Arqueólogos argentinos lamentam até hoje a passagem do comerciante italiano Nicolau Fiengo pelo Rio de Janeiro na década de 1820. Naquela ocasião, ele trazia de Marselha, França, uma coleção de antiguidades descobertas por Giovanni Battista Belzoni. O explorador italiano havia escavado na necrópole Tebana, atual Luxor, no Templo de Karnak. Algo comum naquele tempo, ele negociou as antiguidades com Fiengo que iria vender na Argentina. Mas quando estava no Rio, de passagem para Buenos Aires, as notícias sobre o clima político no país vizinho o desanimaram a seguir viagem. Provavelmente aconselhado por José Bonifácio de Andrada e Silva, em 1826 o imperador dom Pedro I comprou os objetos em um leilão – e deu origem a provavelmente mais antiga coleção egípcia das Américas.
Ainda no século XIX, a coleção ganhou um incremento inesperado graças a dom Pedro II, o verdadeiro interessado pelo Egito Antigo. “Ele conhecia hebraico e árabe, numa época em que a egiptologia era mais ligada ao orientalismo e às línguas antigas”, conta o egiptólogo Antonio Brancaglion, pesquisador do Museu Nacional da Universidade Federal do Rio de Janeiro (MN/UFRJ) e professor do Departamento de Línguas Orientais da Universidade de São Paulo (USP). Em 1876, na sua terceira visita ao Egito, dom Pedro II ganhou do quediva Ismail (o soberano do país) um magnífico esquife pintado da “Cantora de Amon” Sha-Amun-em-su. O imperador manteve a peça em seu gabinete até 1889, quando foi incluída na coleção do MN. No acervo existem 700 objetos entre múmias humanas inteiras e em partes – como cabeças, mãos e pés, como era usual em determinado período no Egito -, e de animais.
Equipes do MN investigam esse riquíssimo acervo há muitos anos.
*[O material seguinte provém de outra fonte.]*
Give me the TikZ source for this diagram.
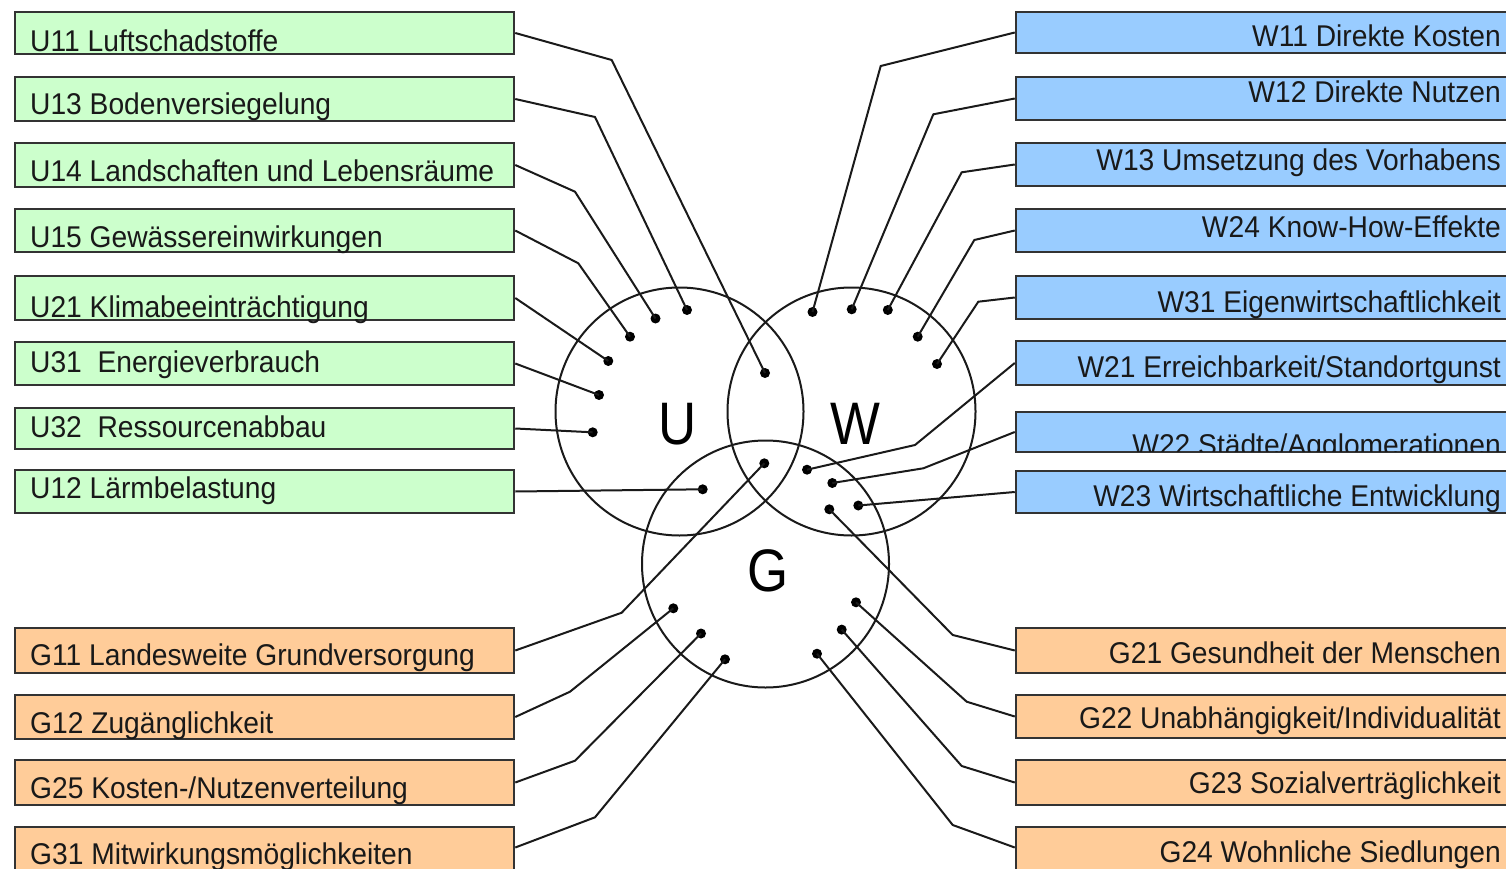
\documentclass[tikz,border=0pt]{standalone}
\usepackage{fontspec}
\setmainfont{Liberation Sans}
\newfontfamily\labfont[FakeStretch=0.94]{Liberation Sans}
\newfontfamily\bigfont[FakeStretch=0.88]{Liberation Sans}
\definecolor{ugreen}{HTML}{CCFFCC}
\definecolor{wblue}{HTML}{99CCFF}
\definecolor{gorange}{HTML}{FFCC99}
\definecolor{boxline}{HTML}{333333}
\definecolor{lineclr}{HTML}{1A1A1A}
\newcommand\mkL[6]{%
  \node[#2, minimum width=499pt, minimum height={(#4-#3)*1pt}] (#1) at (264.5,{(#3+#4)/2}) {};
  \node[lab, anchor=base west] (#1t) at (30,#5) {#6};}
\newcommand\mkR[6]{%
  \node[#2, minimum width=500pt, minimum height={(#4-#3)*1pt}] (#1) at (1266,{(#3+#4)/2}) {};
  \node[lab, anchor=base east] (#1t) at (1501,#5) {#6};}
\begin{document}
\begin{tikzpicture}[x=1pt,y=-1pt,
  gbox/.style={draw=boxline, line width=2.5pt, fill=ugreen, inner sep=0},
  bbox/.style={draw=boxline, line width=2.5pt, fill=wblue, inner sep=0},
  obox/.style={draw=boxline, line width=2.5pt, fill=gorange, inner sep=0},
  lab/.style={inner sep=0, text=black!90, font=\labfont\fontsize{30}{36}\selectfont},
  conn/.style={line width=2pt, draw=lineclr, line join=round},
  dot/.style={circle, fill=black, inner sep=0, minimum size=10pt},
  ring/.style={circle, draw=lineclr, line width=2pt, inner sep=0},
  big/.style={inner sep=0, font=\bigfont\fontsize{60}{60}\selectfont}]
\fill[white] (0,0) rectangle (1506,869);
\useasboundingbox (0,0) rectangle (1506,869);

% left boxes
\mkL{U11}{gbox}{12}{54}{52}{U11 Luftschadstoffe}
\mkL{U13}{gbox}{77}{121}{115}{U13 Bodenversiegelung}
\mkL{U14}{gbox}{143}{187}{182}{U14 Landschaften und Lebensräume}
\mkL{U15}{gbox}{209}{252}{247}{U15 Gewässereinwirkungen}
\mkL{U21}{gbox}{276}{320}{317}{U21 Klimabeeinträchtigung}
\mkL{U31}{gbox}{342}{385}{372}{U31\ \ Energieverbrauch}
\mkL{U32}{gbox}{408}{449}{437}{U32\ \ Ressourcenabbau}
\mkL{U12}{gbox}{470}{513}{498}{U12 Lärmbelastung}
\mkL{G11}{obox}{628}{673}{665}{G11 Landesweite Grundversorgung}
\mkL{G12}{obox}{695}{739}{733}{G12 Zugänglichkeit}
\mkL{G25}{obox}{760}{805}{798}{G25 Kosten-/Nutzenverteilung}
\mkL{G31}{obox}{827}{880}{864}{G31 Mitwirkungsmöglichkeiten}

% right boxes
\mkR{W11}{bbox}{12}{53}{47}{W11 Direkte Kosten}
\mkR{W12}{bbox}{77}{120}{103}{W12 Direkte Nutzen}
\mkR{W13}{bbox}{143}{186}{171}{W13 Umsetzung des Vorhabens}
\mkR{W24}{bbox}{209}{252}{237}{W24 Know-How-Effekte}
\mkR{W31}{bbox}{276}{319}{312}{W31 Eigenwirtschaftlichkeit}
\mkR{W21}{bbox}{341}{385}{377}{W21 Erreichbarkeit/Standortgunst}
\node[bbox, minimum width=500pt, minimum height=40pt] (W22) at (1266,432) {};
\begin{scope}
  \clip (1016,412) rectangle (1520,451);
  \node[lab, anchor=base east] (W22t) at (1501,455) {W22 Städte/Agglomerationen};
\end{scope}
\mkR{W23}{bbox}{471}{513}{506}{W23 Wirtschaftliche Entwicklung}
\mkR{G21}{obox}{628}{673}{663}{G21 Gesundheit der Menschen}
\mkR{G22}{obox}{695}{738}{728}{G22 Unabhängigkeit/Individualität}
\mkR{G23}{obox}{760}{805}{793}{G23 Sozialverträglichkeit}
\mkR{G24}{obox}{827}{880}{862}{G24 Wohnliche Siedlungen}

% circles
\node[ring, minimum size=248pt] (U) at (679.5,411.5) {};
\node[ring, minimum size=248pt] (W) at (851.5,411.5) {};
\node[ring, minimum size=247pt] (G) at (765.5,564) {};
\node[big] (Ul) at (678,424) {U};
\node[big] (Wl) at (855,424) {W};
\node[big] (Gl) at (768,571) {G};

% dots
\node[dot] (dU11) at (765,373) {};
\node[dot] (dU13) at (687,310) {};
\node[dot] (dU14) at (655.5,318.5) {};
\node[dot] (dU15) at (630,336.7) {};
\node[dot] (dU21) at (608.3,361) {};
\node[dot] (dU31) at (599,395) {};
\node[dot] (dU32) at (592.7,432.3) {};
\node[dot] (dU12) at (702.7,489.3) {};
\node[dot] (dG11) at (764.3,463.3) {};
\node[dot] (dG12) at (673.3,608.3) {};
\node[dot] (dG25) at (701,633.5) {};
\node[dot] (dG31) at (725,659.3) {};
\node[dot] (dW11) at (812.5,312) {};
\node[dot] (dW12) at (851.7,309.3) {};
\node[dot] (dW13) at (887.8,310) {};
\node[dot] (dW24) at (917.7,336.7) {};
\node[dot] (dW31) at (937,364) {};
\node[dot] (dW21) at (807,469.7) {};
\node[dot] (dW22) at (832.3,483) {};
\node[dot] (dW23) at (858.3,505.5) {};
\node[dot] (dG21) at (829.3,509.3) {};
\node[dot] (dG22) at (856,602.3) {};
\node[dot] (dG23) at (841.7,629.6) {};
\node[dot] (dG24) at (817,653.7) {};

% connectors left
\draw[conn] (U11.east) -- (611.7,60) -- (dU11.center);
\draw[conn] (U13.east) -- (595,117) -- (dU13.center);
\draw[conn] (U14.east) -- (575,191.7) -- (dU14.center);
\draw[conn] (U15.east) -- (578.3,263.3) -- (dU15.center);
\draw[conn] (U21.east) -- (dU21.center);
\draw[conn] (U31.east) -- (dU31.center);
\draw[conn] (U32.east) -- (dU32.center);
\draw[conn] (U12.east) -- (dU12.center);
\draw[conn] (G11.east) -- (621.7,612.7) -- (dG11.center);
\draw[conn] (G12.east) -- (570,691.7) -- (dG12.center);
\draw[conn] (G25.east) -- (575,760.7) -- (dG25.center);
\draw[conn] ([yshift=6pt]G31.east) -- (595,817.3) -- (dG31.center);

% connectors right
\draw[conn] (W11.west) -- (880.7,66) -- (dW11.center);
\draw[conn] (W12.west) -- (933.3,114.3) -- (dW12.center);
\draw[conn] (W13.west) -- (961.7,172.3) -- (dW13.center);
\draw[conn] (W24.west) -- (974.3,240) -- (dW24.center);
\draw[conn] (W31.west) -- (978.3,301.7) -- (dW31.center);
\draw[conn] (W21.west) -- (915,445) -- (dW21.center);
\draw[conn] (W22.west) -- (923.3,468.3) -- (dW22.center);
\draw[conn] (W23.west) -- (dW23.center);
\draw[conn] (G21.west) -- (952.7,635) -- (dG21.center);
\draw[conn] (G22.west) -- (966.7,701.7) -- (dG22.center);
\draw[conn] (G23.west) -- (961.7,766) -- (dG23.center);
\draw[conn] ([yshift=6pt]G24.west) -- (952.7,825) -- (dG24.center);
\end{tikzpicture}
\end{document}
Hoje esse trabalho se tornou multidisciplinar: contempla da arqueologia à anatomopatologia. “São analisadas amostras de pólen, resinas, pigmentos e DNA com o objetivo de obter informações para uso científico, histórico, cultural e como base para uma estratégia de conservação e apresentação, além de divulgação para o público”, diz Brancaglion. A equipe reconstituiu o rosto da múmia conhecida como “A Bela de Tebas”, reprodução da face de uma mulher entre 19 e 25 anos, que viveu em Tebas, 600 anos antes da era cristã. A reconstituição resultou da parceria entre o MN, o Instituto Nacional de Tecnologia, a Fundação Oswaldo Cruz (Fiocruz) e o Centro de Pesquisas Renato Archer. O trabalho foi pioneiro no Brasil, mas não agradou a Brancaglion: “Faltou textura na pele, ficou com cara de manequim”. A mesma equipe trabalha na face de outra múmia, desta vez com mais recursos. Sheila Mendonça, especialista da Fiocruz, foi recentemente à Inglaterra para desenvolver detalhes da técnica e trazer novos materiais.
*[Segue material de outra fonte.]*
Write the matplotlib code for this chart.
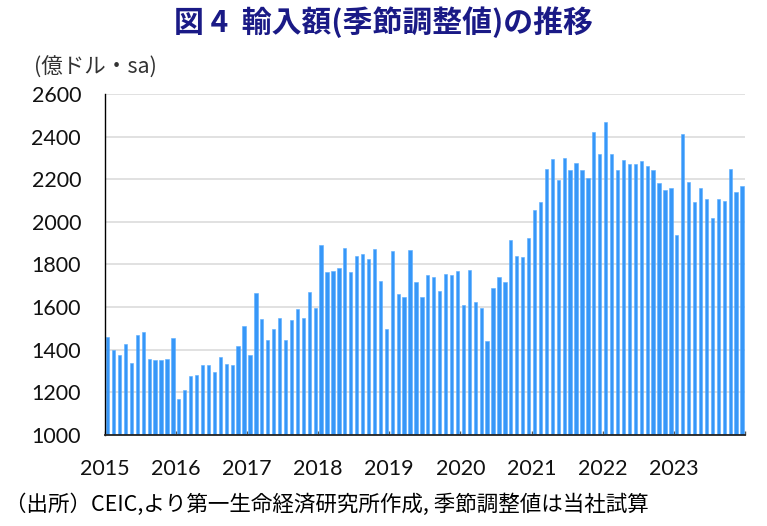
import numpy as np
import matplotlib
matplotlib.use("Agg")
import matplotlib.pyplot as plt

plt.rcParams['font.family'] = ['Noto Sans CJK JP', 'DejaVu Sans']

# monthly imports, seasonally adjusted (100 million USD), Jan 2015 - Dec 2023
v2015 = [1458, 1400, 1375, 1428, 1336, 1467, 1481, 1356, 1350, 1350, 1356, 1453]
v2016 = [1169, 1209, 1278, 1283, 1327, 1327, 1297, 1366, 1331, 1327, 1419, 1511]
v2017 = [1375, 1667, 1545, 1448, 1497, 1550, 1448, 1541, 1589, 1550, 1672, 1598]
v2018 = [1892, 1766, 1769, 1783, 1877, 1766, 1838, 1848, 1828, 1872, 1722, 1497]
v2019 = [1863, 1663, 1648, 1867, 1717, 1648, 1750, 1741, 1677, 1755, 1750, 1769]
v2020 = [1609, 1775, 1623, 1594, 1442, 1692, 1741, 1717, 1916, 1842, 1833, 1925]
v2021 = [2056, 2091, 2247, 2294, 2198, 2298, 2242, 2275, 2242, 2208, 2420, 2319]
v2022 = [2470, 2319, 2242, 2289, 2270, 2270, 2284, 2264, 2242, 2181, 2148, 2158]
v2023 = [1939, 2411, 2188, 2091, 2158, 2105, 2017, 2105, 2100, 2250, 2139, 2167]

years = ['2015', '2016', '2017', '2018', '2019', '2020', '2021', '2022', '2023']
values = v2015 + v2016 + v2017 + v2018 + v2019 + v2020 + v2021 + v2022 + v2023
yticks = [1000, 1200, 1400, 1600, 1800, 2000, 2200, 2400, 2600]

fig = plt.figure(figsize=(7.67, 5.26), dpi=100)
ax = fig.add_axes([0.1365, 0.173, 0.8348, 0.6483])

x = np.arange(len(values)) + 0.5
ax.bar(x, values, width=0.56, color='#3797f8', edgecolor='#5aaeff', linewidth=0.4, zorder=2)

ax.set_xlim(0, len(values))
ax.set_ylim(1000, 2600)
ax.set_yticks(yticks)
ax.set_yticklabels([str(t) for t in yticks], fontsize=15.5, family='Lato')
ax.yaxis.grid(True, color='#d9d9d9', linewidth=1.1, zorder=0)
ax.tick_params(axis='y', length=0, pad=17, labelcolor='#111111')

ticks = np.arange(0, len(values) + 1, 12)
ax.set_xticks(ticks)
ax.set_xticklabels(years + [''], fontsize=15.5, family='Lato')
ax.tick_params(axis='x', direction='in', length=3, width=1, color='#555555', pad=17, labelcolor='#111111')

for s in ['top', 'right']:
    ax.spines[s].set_visible(False)
ax.spines['left'].set_color('black')
ax.spines['bottom'].set_color('#222222')
ax.spines['left'].set_linewidth(1.0)
ax.spines['bottom'].set_linewidth(1.3)

fig.text(0.5, 0.958, '図 4  輸入額(季節調整値)の推移', ha='center', va='center',
         fontsize=21.5, fontweight='bold', color='#1a1a86')
fig.text(0.044, 0.871, '(億ドル・sa)', ha='left', va='center', fontsize=15.5, color='#333333')
fig.text(0.006, 0.04, '（出所）CEIC,より第一生命経済研究所作成, 季節調整値は当社試算',
         ha='left', va='center', fontsize=15.5, color='black')

fig.savefig('out.png', dpi=100)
A competência adquirida em egiptologia credencia o Brasil a ter uma equipe própria escavando no Egito, algo já alcançado pela Argentina e pelo Uruguai. Até agora os brasileiros apenas integraram equipes estrangeiras, em trajetórias individuais, para o pesquisador fazer mestrado ou doutorado, por exemplo. No momento, porém, está em fase de captação um projeto a ser desenvolvido junto com os franceses. “Em Tânis, uma área enorme com muito para ser revelado, existe uma Missão Francesa de Escavação e nosso objetivo é transformá-la na Missão Franco-Brasileira de Escavação”, diz. Os franceses são financiados pelo CNRS, o Conselho Nacional de Desenvolvimento Científico e Tecnológico (CNPq) deles. “Nós estamos procurando o patrocínio de empresas para um projeto que é até barato: cerca de R$ 300 mil”. Brancaglion aposta que a Missão Franco-Brasileira vai virar realidade este ano.